I recently had an aspiring writer contact me and ask about finding a literary agent. I wrote back that the formula is pretty basic: track down a list of agents and submit a sample of your work. If he/she likes it, you will be asked for “the rest.” If they like the whole manuscript they’ll take you on.
There are lots of avenues toward finding an agent. I found my agent via an article in the Minneapolis Tribune. A Twin Cities writer had a big splash with a book, and the agent’s name was mentioned. I tracked him down and sent him a chapter. He liked it, asked for all that I had, and sold the novel within three months to a New York publisher.

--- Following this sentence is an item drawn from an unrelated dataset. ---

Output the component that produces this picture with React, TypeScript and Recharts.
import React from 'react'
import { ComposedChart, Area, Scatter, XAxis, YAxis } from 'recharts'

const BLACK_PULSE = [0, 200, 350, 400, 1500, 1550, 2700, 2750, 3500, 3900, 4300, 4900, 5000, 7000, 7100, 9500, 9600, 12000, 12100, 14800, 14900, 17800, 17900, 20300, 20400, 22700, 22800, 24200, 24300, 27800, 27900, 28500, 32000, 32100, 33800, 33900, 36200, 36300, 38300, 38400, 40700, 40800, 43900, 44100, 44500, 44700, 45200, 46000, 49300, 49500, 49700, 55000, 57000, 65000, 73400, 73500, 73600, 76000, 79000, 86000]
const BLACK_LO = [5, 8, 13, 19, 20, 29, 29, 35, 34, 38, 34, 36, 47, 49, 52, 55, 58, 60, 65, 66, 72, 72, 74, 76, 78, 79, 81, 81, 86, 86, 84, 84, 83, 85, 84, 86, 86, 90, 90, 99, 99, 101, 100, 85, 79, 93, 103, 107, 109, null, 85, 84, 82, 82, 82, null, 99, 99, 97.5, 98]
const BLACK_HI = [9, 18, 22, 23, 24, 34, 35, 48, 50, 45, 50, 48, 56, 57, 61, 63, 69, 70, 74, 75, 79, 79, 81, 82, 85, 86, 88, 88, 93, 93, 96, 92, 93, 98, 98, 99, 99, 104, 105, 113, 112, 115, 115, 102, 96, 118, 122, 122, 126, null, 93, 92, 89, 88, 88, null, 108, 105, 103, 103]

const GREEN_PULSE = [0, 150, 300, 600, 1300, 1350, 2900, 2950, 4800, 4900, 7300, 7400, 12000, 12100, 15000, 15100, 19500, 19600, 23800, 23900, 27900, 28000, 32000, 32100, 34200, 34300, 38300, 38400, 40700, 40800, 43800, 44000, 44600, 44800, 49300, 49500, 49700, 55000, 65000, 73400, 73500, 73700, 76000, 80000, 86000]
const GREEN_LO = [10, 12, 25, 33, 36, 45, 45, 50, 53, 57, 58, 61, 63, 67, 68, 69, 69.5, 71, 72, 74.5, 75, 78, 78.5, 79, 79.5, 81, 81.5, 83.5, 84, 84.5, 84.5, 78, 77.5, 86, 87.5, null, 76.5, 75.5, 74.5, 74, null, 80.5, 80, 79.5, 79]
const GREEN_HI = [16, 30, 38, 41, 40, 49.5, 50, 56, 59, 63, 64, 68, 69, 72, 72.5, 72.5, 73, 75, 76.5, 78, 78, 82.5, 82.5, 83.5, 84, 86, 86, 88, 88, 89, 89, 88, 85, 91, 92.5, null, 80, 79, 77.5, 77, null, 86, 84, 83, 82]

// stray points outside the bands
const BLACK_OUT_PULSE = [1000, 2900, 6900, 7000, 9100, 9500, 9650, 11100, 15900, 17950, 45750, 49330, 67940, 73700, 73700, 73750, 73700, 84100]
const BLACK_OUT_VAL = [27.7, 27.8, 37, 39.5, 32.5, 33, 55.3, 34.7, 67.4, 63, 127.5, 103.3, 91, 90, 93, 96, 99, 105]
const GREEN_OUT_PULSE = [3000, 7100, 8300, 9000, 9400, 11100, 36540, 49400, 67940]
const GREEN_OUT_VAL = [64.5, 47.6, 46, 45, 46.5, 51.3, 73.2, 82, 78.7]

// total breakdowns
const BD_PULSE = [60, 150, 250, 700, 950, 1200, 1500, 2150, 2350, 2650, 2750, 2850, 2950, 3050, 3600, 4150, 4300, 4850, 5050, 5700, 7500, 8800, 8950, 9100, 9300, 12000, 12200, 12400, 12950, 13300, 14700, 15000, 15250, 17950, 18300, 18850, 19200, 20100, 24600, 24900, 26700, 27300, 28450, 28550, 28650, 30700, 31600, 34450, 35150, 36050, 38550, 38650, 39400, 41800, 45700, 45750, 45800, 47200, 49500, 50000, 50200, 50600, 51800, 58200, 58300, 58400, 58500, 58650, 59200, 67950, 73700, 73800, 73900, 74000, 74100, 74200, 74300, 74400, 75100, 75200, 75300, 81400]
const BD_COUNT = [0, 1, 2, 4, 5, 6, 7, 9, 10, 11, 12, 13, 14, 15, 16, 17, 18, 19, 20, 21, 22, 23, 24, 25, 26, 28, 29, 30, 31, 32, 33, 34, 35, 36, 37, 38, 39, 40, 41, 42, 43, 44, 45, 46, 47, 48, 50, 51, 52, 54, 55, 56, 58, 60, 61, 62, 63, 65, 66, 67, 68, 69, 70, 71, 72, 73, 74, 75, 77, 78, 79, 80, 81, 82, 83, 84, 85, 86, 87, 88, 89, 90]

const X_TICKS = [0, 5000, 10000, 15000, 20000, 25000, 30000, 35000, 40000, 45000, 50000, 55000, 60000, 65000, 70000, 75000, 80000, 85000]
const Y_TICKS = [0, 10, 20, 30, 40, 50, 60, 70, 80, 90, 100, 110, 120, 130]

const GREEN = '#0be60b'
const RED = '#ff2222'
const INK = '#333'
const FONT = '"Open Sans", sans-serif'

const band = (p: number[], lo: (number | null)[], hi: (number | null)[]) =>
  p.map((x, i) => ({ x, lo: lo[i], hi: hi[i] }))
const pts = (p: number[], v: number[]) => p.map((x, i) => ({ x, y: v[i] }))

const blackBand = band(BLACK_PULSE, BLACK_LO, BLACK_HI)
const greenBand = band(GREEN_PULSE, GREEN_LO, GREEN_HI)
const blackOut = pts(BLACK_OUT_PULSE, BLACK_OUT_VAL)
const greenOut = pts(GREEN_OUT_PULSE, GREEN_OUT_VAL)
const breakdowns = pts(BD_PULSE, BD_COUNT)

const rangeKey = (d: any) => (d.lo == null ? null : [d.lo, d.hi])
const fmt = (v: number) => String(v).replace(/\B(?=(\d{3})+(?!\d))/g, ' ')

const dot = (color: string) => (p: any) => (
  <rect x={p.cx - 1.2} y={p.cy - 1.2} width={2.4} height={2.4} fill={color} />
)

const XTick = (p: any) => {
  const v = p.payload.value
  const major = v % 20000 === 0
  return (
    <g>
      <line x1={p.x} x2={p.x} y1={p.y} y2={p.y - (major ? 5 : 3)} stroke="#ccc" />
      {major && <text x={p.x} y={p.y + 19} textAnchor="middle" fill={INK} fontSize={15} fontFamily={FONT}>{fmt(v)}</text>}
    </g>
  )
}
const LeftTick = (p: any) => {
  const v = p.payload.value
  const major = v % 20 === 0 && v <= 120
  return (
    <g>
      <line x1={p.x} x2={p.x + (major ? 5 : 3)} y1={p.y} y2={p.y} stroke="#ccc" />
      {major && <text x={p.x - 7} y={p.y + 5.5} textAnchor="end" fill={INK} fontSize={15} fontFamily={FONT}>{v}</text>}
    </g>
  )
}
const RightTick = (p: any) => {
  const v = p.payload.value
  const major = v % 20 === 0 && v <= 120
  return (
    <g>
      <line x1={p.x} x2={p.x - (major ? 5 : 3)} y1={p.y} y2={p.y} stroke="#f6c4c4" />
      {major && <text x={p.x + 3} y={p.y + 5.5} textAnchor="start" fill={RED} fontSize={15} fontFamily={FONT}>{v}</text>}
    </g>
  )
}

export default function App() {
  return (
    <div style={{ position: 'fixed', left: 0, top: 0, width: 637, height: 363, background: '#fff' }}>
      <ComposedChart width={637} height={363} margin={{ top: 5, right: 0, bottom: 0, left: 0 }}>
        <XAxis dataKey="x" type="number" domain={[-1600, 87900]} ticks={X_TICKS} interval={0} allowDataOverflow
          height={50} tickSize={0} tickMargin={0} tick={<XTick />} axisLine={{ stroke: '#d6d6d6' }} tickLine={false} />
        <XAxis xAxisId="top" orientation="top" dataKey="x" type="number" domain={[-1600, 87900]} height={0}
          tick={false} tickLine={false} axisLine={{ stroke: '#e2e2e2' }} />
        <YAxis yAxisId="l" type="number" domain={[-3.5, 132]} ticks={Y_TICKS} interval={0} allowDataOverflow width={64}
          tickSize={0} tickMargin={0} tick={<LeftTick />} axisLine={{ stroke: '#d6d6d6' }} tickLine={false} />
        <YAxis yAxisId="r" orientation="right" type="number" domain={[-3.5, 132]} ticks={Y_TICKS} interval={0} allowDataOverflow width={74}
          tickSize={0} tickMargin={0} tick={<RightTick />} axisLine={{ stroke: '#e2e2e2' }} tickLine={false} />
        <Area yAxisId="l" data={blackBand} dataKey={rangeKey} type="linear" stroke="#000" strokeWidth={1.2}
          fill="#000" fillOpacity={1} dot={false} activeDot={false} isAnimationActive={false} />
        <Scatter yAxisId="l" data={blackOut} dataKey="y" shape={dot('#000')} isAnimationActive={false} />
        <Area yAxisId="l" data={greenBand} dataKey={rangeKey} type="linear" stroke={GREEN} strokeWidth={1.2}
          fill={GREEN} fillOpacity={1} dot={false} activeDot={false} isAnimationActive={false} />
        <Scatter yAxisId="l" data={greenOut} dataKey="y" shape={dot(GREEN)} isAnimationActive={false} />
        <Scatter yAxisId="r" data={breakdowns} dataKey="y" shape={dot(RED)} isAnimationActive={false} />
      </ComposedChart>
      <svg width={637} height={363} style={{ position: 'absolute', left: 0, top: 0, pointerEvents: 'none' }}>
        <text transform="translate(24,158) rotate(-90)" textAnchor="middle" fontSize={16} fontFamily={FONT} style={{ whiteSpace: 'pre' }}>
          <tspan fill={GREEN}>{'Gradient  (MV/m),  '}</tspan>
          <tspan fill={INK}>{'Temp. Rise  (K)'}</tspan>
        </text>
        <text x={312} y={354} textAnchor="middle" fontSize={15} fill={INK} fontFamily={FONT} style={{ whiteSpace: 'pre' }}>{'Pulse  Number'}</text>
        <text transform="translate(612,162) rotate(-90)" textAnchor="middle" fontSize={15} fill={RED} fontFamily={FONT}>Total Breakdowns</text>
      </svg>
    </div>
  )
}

Trade writing magazines like Writer, Writer’s Digest, etc. have useful articles on agents, and sometimes lists of current agents, but the internet would be the place nowadays to find agents. Obviously you must be wary, and use your usual spidey senses when doing business on the internet. A key indicator of an agency's legitimacy is the list of authors it represents. As well, an agent should charge you only if he/she sells your work. Commission is usually 15 percent. This sound like a lot of money, but the larger question is: "Fifteen percent of what?" If the agent can sell your work, be happy to give him/her the money.
Big agency versus small agency is a consideration. Small agencies, often just one person, are agile and attentive, but you are more vulnerable if that agent has any kind of personal or professional trouble (which has happened to me). Giant agencies move slowly and are impersonal, so I would look for a small-to-medium sized agency, one with at least 3-4 agents all of whom have worked in publishing prior to becoming an agent.

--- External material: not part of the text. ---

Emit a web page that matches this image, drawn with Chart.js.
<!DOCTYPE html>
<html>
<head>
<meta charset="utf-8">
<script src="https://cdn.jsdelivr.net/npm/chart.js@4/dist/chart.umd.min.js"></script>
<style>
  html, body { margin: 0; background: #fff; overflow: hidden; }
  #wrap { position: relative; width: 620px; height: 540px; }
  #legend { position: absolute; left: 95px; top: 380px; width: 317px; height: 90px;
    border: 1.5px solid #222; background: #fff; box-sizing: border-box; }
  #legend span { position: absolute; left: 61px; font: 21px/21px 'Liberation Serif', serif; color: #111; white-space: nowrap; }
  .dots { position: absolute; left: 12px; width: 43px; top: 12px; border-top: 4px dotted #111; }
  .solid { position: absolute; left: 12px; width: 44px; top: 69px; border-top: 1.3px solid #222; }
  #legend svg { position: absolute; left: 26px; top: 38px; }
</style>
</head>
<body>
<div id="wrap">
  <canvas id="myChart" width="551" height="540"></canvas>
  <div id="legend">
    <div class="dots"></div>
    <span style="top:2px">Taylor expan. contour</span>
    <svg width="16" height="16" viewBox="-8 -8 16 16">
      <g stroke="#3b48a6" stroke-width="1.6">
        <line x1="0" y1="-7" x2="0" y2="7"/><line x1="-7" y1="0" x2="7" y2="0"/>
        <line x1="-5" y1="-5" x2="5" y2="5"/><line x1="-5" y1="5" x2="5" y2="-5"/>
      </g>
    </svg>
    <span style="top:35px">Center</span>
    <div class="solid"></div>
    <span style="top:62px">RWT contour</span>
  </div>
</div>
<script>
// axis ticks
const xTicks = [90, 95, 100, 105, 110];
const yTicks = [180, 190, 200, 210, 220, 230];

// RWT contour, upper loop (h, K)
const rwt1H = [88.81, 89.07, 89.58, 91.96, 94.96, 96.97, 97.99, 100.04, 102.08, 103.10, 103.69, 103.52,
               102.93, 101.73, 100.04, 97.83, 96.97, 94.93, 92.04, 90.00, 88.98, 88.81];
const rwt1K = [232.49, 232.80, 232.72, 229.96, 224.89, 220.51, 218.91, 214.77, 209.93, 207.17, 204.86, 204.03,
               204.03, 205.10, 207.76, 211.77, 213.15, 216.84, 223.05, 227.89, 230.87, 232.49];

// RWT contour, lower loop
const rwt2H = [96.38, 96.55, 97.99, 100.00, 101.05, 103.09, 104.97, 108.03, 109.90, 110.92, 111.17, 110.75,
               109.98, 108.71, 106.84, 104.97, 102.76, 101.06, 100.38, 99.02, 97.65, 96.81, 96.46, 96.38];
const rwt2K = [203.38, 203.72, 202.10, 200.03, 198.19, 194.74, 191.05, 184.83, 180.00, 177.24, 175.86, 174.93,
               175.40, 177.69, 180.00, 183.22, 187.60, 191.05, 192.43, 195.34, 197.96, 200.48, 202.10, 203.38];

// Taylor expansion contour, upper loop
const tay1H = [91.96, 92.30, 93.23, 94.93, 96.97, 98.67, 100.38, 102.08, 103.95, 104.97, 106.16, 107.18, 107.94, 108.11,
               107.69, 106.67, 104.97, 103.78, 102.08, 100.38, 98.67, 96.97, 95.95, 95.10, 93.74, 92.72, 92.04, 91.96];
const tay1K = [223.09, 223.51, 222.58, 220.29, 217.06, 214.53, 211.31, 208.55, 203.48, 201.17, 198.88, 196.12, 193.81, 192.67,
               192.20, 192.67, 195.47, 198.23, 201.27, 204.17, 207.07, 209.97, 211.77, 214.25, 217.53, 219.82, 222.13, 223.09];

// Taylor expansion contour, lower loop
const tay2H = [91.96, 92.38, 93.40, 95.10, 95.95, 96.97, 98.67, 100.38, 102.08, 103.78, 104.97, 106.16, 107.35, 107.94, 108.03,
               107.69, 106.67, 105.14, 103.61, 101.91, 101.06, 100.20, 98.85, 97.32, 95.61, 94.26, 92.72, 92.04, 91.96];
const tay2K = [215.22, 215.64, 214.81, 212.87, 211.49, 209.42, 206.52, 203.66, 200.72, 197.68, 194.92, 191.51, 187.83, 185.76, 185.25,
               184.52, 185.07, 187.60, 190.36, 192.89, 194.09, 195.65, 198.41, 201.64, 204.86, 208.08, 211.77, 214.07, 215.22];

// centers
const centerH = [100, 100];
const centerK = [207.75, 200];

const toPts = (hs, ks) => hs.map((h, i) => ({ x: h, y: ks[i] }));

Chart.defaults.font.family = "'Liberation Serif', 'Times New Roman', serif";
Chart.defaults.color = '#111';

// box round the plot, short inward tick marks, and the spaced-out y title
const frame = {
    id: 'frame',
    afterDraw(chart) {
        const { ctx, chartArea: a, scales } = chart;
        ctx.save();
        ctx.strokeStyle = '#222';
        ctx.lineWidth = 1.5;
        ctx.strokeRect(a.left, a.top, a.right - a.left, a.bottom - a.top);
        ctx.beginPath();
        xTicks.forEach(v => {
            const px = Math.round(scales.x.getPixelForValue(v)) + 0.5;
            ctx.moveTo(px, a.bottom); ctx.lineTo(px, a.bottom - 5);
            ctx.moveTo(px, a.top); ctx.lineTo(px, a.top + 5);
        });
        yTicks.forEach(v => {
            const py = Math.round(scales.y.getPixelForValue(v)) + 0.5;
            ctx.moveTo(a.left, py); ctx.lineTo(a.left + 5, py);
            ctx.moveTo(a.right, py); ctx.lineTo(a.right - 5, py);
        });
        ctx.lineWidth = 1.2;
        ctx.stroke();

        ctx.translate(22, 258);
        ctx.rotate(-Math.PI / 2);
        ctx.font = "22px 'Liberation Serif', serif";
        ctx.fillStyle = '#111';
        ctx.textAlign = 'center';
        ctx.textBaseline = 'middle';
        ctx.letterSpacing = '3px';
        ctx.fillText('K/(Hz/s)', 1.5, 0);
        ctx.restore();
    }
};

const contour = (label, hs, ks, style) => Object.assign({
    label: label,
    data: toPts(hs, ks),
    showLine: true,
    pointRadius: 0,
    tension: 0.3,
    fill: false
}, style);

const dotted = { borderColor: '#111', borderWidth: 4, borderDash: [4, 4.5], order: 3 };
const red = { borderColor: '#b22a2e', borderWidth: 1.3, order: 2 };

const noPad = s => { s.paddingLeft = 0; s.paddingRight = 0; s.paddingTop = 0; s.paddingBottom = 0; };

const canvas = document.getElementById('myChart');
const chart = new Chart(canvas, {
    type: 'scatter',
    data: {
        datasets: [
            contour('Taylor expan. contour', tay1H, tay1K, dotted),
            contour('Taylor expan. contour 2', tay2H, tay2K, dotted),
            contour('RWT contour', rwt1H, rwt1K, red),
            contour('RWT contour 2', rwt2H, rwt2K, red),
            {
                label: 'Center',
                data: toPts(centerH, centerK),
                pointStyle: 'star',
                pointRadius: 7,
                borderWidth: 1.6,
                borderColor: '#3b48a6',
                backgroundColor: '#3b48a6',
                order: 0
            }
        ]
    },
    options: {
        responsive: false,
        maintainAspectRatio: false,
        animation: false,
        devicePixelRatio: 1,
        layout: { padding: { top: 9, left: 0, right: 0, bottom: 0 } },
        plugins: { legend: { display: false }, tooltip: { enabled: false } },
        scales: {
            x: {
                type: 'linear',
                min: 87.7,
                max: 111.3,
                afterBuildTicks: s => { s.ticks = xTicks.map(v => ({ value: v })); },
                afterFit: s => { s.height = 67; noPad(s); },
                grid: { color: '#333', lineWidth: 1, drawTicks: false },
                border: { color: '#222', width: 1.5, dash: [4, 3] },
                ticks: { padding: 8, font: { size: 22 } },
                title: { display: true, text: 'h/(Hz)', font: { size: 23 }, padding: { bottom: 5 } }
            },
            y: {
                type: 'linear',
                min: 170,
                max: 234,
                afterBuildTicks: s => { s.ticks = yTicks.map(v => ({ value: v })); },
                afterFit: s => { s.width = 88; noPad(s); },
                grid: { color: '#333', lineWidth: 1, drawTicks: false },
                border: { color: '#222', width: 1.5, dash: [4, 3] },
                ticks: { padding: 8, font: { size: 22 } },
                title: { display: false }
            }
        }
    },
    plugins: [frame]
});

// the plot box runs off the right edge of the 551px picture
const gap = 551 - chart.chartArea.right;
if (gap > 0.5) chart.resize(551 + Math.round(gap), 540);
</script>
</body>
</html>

The previously-mentioned magazines have useful articles on “submissions” to agents. Try to find one of those and model your letter accordingly. On the other hand, so many people probably read those and follow the boilerplate instructions exactly, that you might catch an agent’s attention by an ‘original’ letter—one that suggests that you are a writer but not a cliche'. A good, fresh, short letter, and of course your gripping, can't-put-down sample chapter.
A more creative approach: Say you read a book recently that you really liked. Don’t be afraid to track down the author and ask for his/her agent’s name. If you can “sell” yourself through your email, which means a short, clear and polite query, then the author more often than not will give you the agent’s name–at the same time making clear that they are not recommending you, but only giving you information, which is fair for everybody.
Securing an agent does not happen via presenting your life story, your "connections", your resume' or your sense of humor as displayed in the world's most clever query letter: it's about the sentences in your fiction submission. An agent cannot sell a dead fish (as they say). If your manuscript reads well–is a good story, well told– an agent will see that immediately and be in touch.